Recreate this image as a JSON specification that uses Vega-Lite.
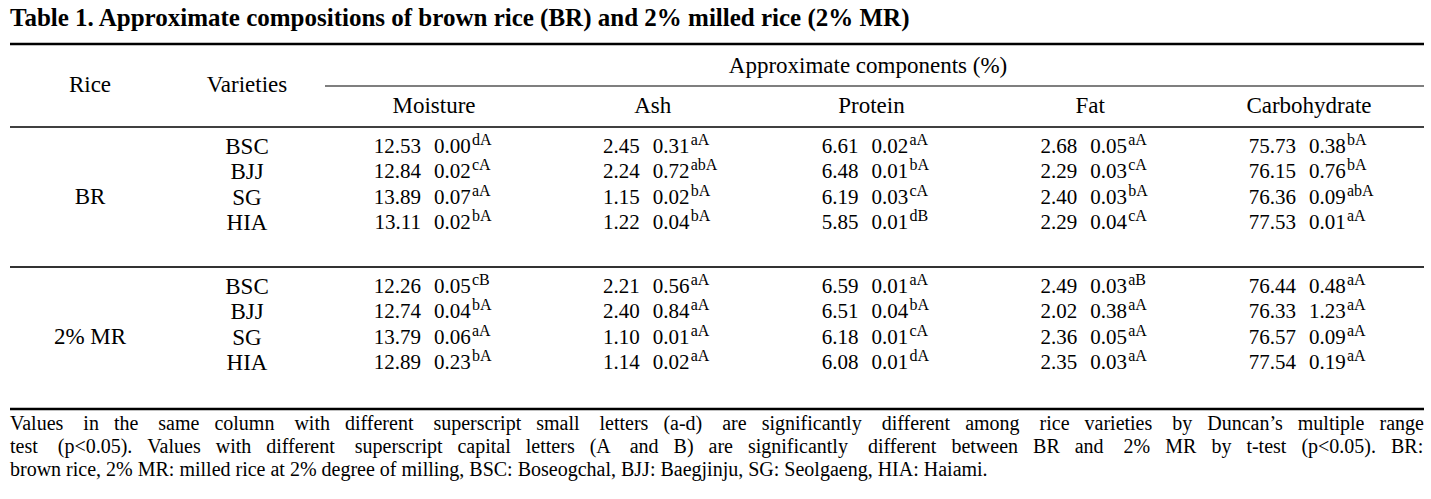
--
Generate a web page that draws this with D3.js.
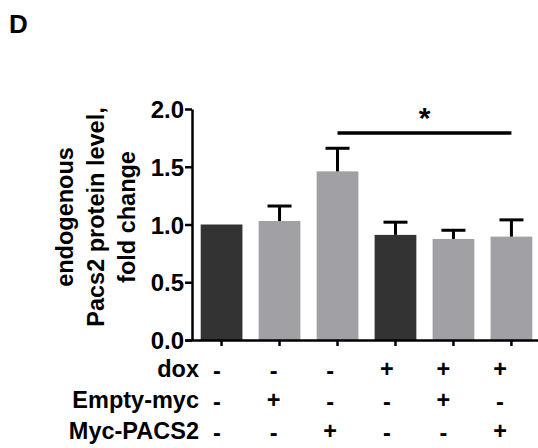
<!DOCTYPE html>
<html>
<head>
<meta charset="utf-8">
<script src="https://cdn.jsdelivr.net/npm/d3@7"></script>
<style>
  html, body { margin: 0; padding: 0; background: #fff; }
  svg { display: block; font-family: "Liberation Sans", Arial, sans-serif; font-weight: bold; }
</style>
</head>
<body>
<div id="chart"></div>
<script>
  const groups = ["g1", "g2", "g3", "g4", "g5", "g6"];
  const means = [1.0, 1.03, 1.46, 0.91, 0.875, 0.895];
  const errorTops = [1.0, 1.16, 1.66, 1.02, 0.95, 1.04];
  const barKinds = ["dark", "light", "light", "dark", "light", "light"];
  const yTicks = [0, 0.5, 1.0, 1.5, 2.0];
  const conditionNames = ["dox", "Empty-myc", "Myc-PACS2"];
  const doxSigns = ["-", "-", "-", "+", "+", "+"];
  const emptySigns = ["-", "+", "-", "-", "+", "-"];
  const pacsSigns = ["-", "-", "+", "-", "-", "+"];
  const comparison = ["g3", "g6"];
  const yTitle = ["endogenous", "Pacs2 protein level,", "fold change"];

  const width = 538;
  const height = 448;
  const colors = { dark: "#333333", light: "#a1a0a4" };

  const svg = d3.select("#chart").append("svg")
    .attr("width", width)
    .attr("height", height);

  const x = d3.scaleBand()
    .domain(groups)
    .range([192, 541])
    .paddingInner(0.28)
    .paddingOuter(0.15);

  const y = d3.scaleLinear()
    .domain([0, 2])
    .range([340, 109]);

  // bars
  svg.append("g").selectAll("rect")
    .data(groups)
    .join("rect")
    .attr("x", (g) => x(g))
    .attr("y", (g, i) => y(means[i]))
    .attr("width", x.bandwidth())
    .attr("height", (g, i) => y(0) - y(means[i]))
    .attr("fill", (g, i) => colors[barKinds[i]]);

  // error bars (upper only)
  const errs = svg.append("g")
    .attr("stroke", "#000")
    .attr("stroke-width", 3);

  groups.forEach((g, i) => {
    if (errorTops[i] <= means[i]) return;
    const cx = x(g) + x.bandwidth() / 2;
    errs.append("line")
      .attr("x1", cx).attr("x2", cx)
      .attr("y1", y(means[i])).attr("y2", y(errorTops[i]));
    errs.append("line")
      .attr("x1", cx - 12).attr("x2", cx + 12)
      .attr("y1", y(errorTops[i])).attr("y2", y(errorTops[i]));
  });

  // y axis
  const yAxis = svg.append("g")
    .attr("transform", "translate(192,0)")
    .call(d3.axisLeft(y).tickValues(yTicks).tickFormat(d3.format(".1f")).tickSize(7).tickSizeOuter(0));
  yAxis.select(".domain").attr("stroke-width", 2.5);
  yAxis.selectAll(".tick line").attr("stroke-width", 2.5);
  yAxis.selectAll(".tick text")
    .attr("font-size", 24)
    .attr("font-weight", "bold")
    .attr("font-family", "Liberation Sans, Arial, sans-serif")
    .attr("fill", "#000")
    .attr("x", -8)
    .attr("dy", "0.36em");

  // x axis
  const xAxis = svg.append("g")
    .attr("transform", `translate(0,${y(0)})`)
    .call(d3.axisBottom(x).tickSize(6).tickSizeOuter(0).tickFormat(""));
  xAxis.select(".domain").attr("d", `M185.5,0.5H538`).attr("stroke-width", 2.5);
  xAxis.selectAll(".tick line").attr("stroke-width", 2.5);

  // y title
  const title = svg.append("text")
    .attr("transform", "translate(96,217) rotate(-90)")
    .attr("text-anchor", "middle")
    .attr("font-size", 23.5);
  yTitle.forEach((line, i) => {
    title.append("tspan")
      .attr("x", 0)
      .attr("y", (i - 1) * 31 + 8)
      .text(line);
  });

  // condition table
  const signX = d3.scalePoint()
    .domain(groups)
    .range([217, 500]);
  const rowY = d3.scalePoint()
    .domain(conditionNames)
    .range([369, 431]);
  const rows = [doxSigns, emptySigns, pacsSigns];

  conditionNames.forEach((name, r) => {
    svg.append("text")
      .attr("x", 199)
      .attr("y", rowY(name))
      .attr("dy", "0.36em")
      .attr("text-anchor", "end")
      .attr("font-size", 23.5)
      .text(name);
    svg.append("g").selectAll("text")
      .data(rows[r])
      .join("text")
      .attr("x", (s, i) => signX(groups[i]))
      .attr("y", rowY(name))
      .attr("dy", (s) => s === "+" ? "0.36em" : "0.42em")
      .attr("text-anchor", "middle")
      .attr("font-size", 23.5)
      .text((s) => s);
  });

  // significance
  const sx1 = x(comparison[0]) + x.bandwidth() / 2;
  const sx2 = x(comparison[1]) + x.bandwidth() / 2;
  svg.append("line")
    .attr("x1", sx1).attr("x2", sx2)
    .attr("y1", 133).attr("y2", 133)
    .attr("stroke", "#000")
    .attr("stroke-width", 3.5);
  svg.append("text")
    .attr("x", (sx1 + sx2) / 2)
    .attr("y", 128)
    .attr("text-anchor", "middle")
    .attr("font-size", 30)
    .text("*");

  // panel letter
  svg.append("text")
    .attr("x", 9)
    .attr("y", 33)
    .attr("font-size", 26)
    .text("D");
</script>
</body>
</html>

# THE TASK
Note how many lines of the material contain the string "this". Then report that number by itself.

# RESULT
2